Okay, you are hitting a timeout on the symbol resolution.

Is there any chance that you could put the .qdstrm someplace I could download it from? We’d like to try it on our end. We’d also like the exact CLI command line you used to generate it, if possible.

Alternatively,

  1. Can you run for a sorter duration?
  2. Can you run with fewer trace options (or skip sampling)?
  3. You are hitting the timeout because of the OS runtime trace. Skipping just that trace will probably get you past this.

Hi hwilper,

Thanks for your help!
Unfortunately, due to our company security policies, I can not share the .qestrm file with you.

The (obfuscated) command is
LD_LIBRARY= ./nsys profile -o <filename.qdstrm>
This is the first time I use nsys, so I used default settings.

Also, for your precious suggestions:

Can you run for a sorter duration?
What does “sorter duration” mean and how do I run for one?
Can you run with fewer trace options (or skip sampling)?
Do you mean sample less frequently? I think this is worth a try if there is such flag.
My application is written in plain cuda. I don’t think --trace will be much helpful but I’ll rerun the cli with -t=cuda.
You are hitting the timeout because of the OS runtime trace.
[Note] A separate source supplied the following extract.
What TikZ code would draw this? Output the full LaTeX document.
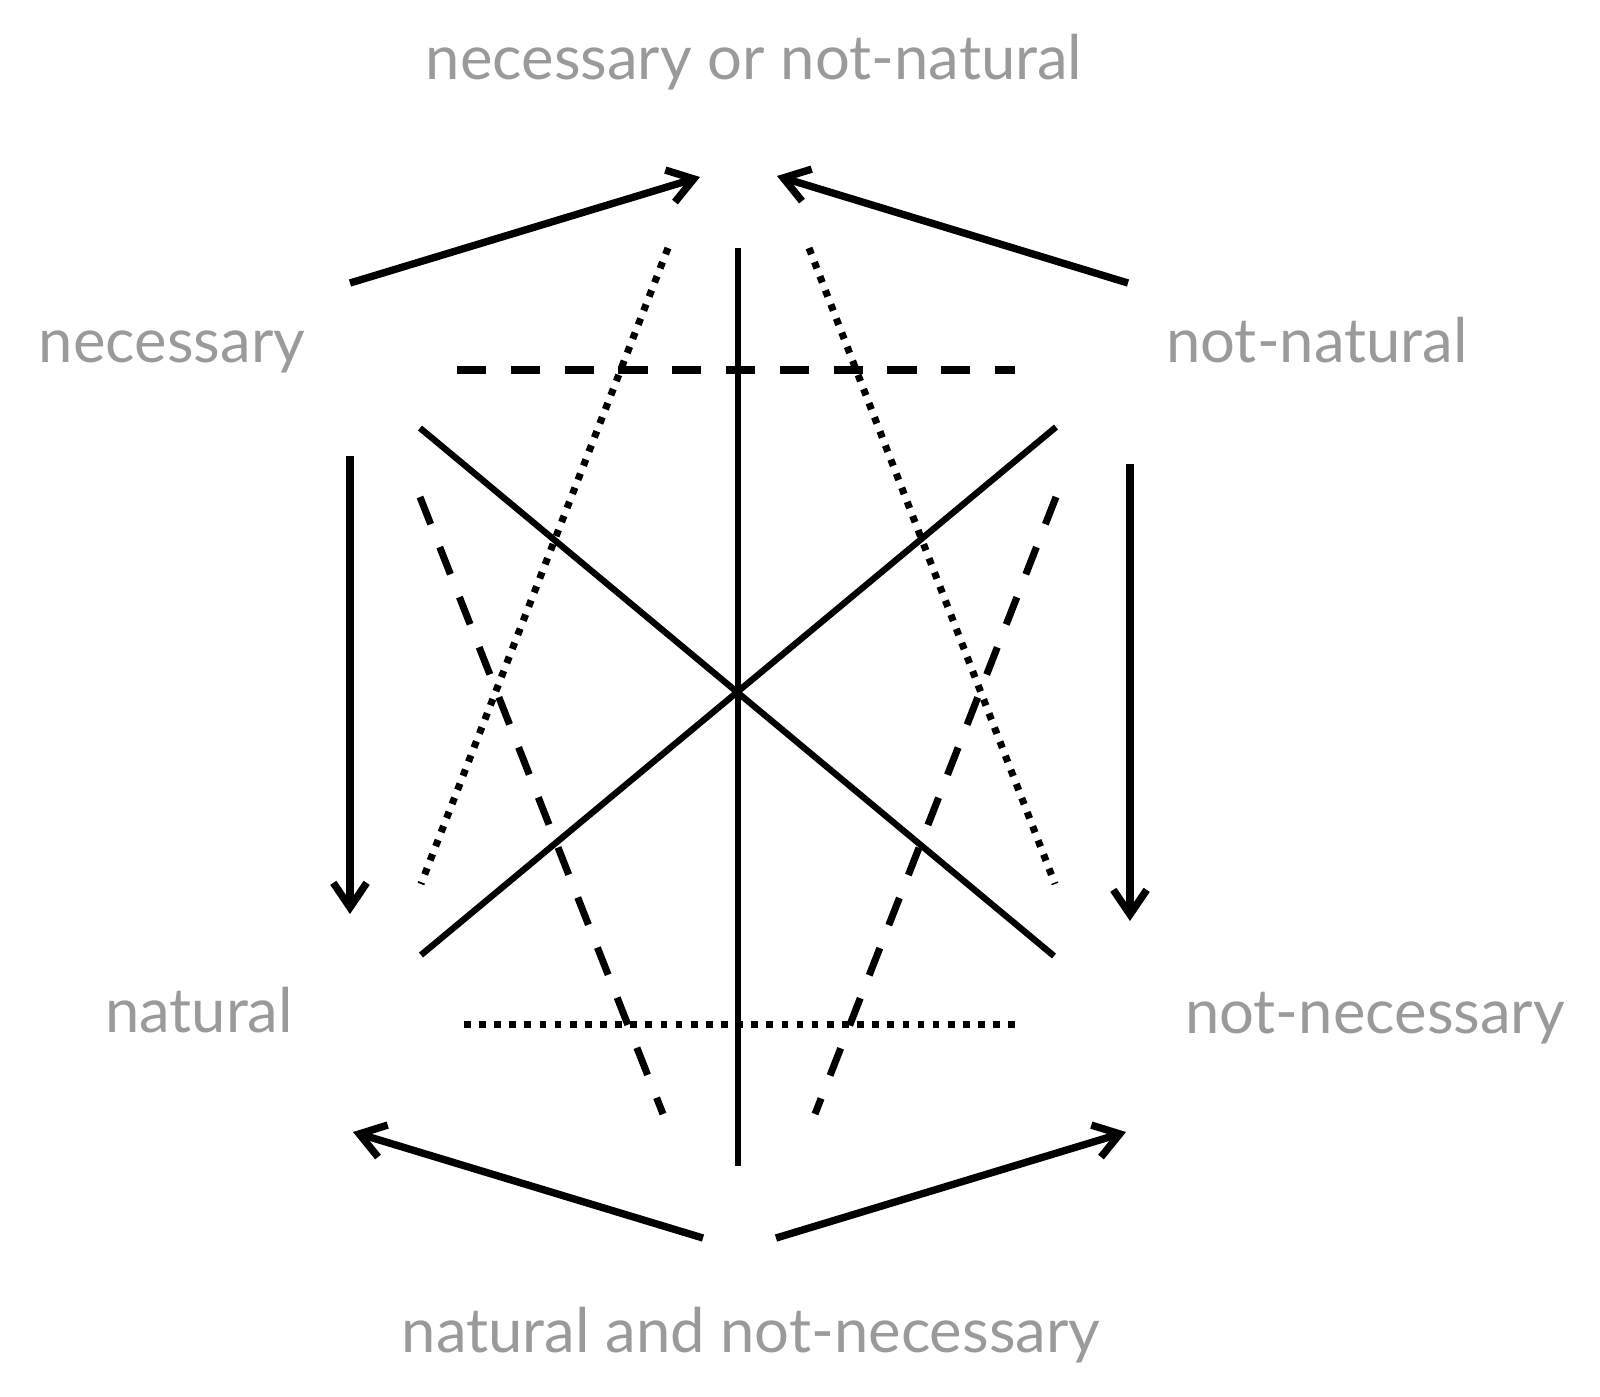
\documentclass[tikz,border=0pt]{standalone}
\usepackage{fontspec}
\setmainfont{Lato}
\usetikzlibrary{arrows.meta}
\definecolor{termgray}{HTML}{9A9A9A}
\tikzset{
  term/.style={
    text=termgray,
    font=\fontsize{17.5}{21}\selectfont,
    inner sep=0pt,
    anchor=base
  },
  solidedge/.style={line width=1.8pt},
  dashedge/.style={line width=2pt, dash pattern=on 8.3pt off 7pt},
  dotedge/.style={line width=2pt, dash pattern=on 1.9pt off 2.4pt},
  implies/.style={
    line width=2.1pt,
    -{Straight Barb[length=7pt, width=9.5pt]}
  }
}

\begin{document}
\begin{tikzpicture}[x=0.01cm, y=-0.01cm]
  \useasboundingbox (0,0) rectangle (1600,1396);

  % Begriffe
  \node[term] (top) at (754,79) {necessary or not-natural};
  \node[term] (nec) at (172,362) {necessary};
  \node[term] (notnat) at (1317,362) {not-natural};
  \node[term] (nat) at (199,1032) {natural};
  \node[term] (notnec) at (1375,1033) {not-necessary};
  \node[term] (bottom) at (751,1352) {natural and not-necessary};

  % Endpunkte der Pfeile
  \coordinate (necR) at (350,283);
  \coordinate (topL) at (700,177);
  \coordinate (notnatL) at (1128,283);
  \coordinate (topR) at (777,176);
  \coordinate (necD) at (350,456);
  \coordinate (natU) at (350,914);
  \coordinate (notnatD) at (1130,464);
  \coordinate (notnecU) at (1130,921);
  \coordinate (bottomL) at (703,1238);
  \coordinate (natR) at (353,1132);
  \coordinate (bottomR) at (776,1238);
  \coordinate (notnecL) at (1126,1132);

  % Endpunkte der Figur
  \coordinate (c) at (738,692);
  \coordinate (vT) at (738,248);
  \coordinate (vB) at (738,1166);
  \coordinate (sTL) at (420,428);
  \coordinate (sBR) at (1054,956);
  \coordinate (sTR) at (1056,427);
  \coordinate (sBL) at (421,955);
  \coordinate (hTL) at (457,370);
  \coordinate (hTR) at (1015,370);
  \coordinate (hBL) at (464,1024);
  \coordinate (hBR) at (1015,1024);
  \coordinate (dtL) at (668,248);
  \coordinate (dbL) at (421,884);
  \coordinate (dtR) at (809,248);
  \coordinate (dbR) at (1055,884);
  \coordinate (ktL) at (420,497);
  \coordinate (kbL) at (663,1114);
  \coordinate (ktR) at (1056,497);
  \coordinate (kbR) at (815,1114);

  % Pfeile
  \draw[implies] (necR) -- (topL);
  \draw[implies] (notnatL) -- (topR);
  \draw[implies] (necD) -- (natU);
  \draw[implies] (notnatD) -- (notnecU);
  \draw[implies] (bottomL) -- (natR);
  \draw[implies] (bottomR) -- (notnecL);

  % Figur
  \draw[solidedge] (vT) -- (vB);
  \draw[solidedge] (sTL) -- (sBR);
  \draw[solidedge] (sTR) -- (sBL);
  \draw[dashedge] (hTL) -- (hTR);
  \draw[dotedge] (hBL) -- (hBR);
  \draw[dotedge] (dtL) -- (dbL);
  \draw[dotedge] (dtR) -- (dbR);
  \draw[dashedge] (ktL) -- (kbL);
  \draw[dashedge] (ktR) -- (kbR);
\end{tikzpicture}
\end{document}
Skipping just that trace will probably get you past this.
How do I do that? What trace are you referring to?

Thanks again for the reply!

Okay. First of all “sorter duration” should have been “shorter duration” which would have made more sense …

But, since you are mostly interested in CUDA, I would change your command line so that instead of the default trace (which includes the OS Runtime trace, which is causing your issue) you use:

nsys profile --trace=cuda,nvtx -o my_test_output [application-arguments]

It will trace all the CUDA APIs (on the CPU and GPU) and do normal sampling.

Hi mengda.yang,

The CLI command you have used launches the application and profiles until the app exits.
./nsys profile -o <filename.qdstrm>
You are relying on the default CLI options to profile your application here. By default, the CLI traces CUDA, OpenGL, NVTX, and osrt. Also, the CPU sampling is turned on by default. To see the list of CLI options and the defaults, see the output of ./nsys profile --help

In order to profile for a shorter duration, use the --duration=X switch. This was hwilper’s first suggestion.

In order to trace only CUDA APIs, use the --trace=cuda option. This turns off tracing of APIs from all the other libraries. To turn off CPU sampling, use the --sample=none. This was hwilper’s second suggestion.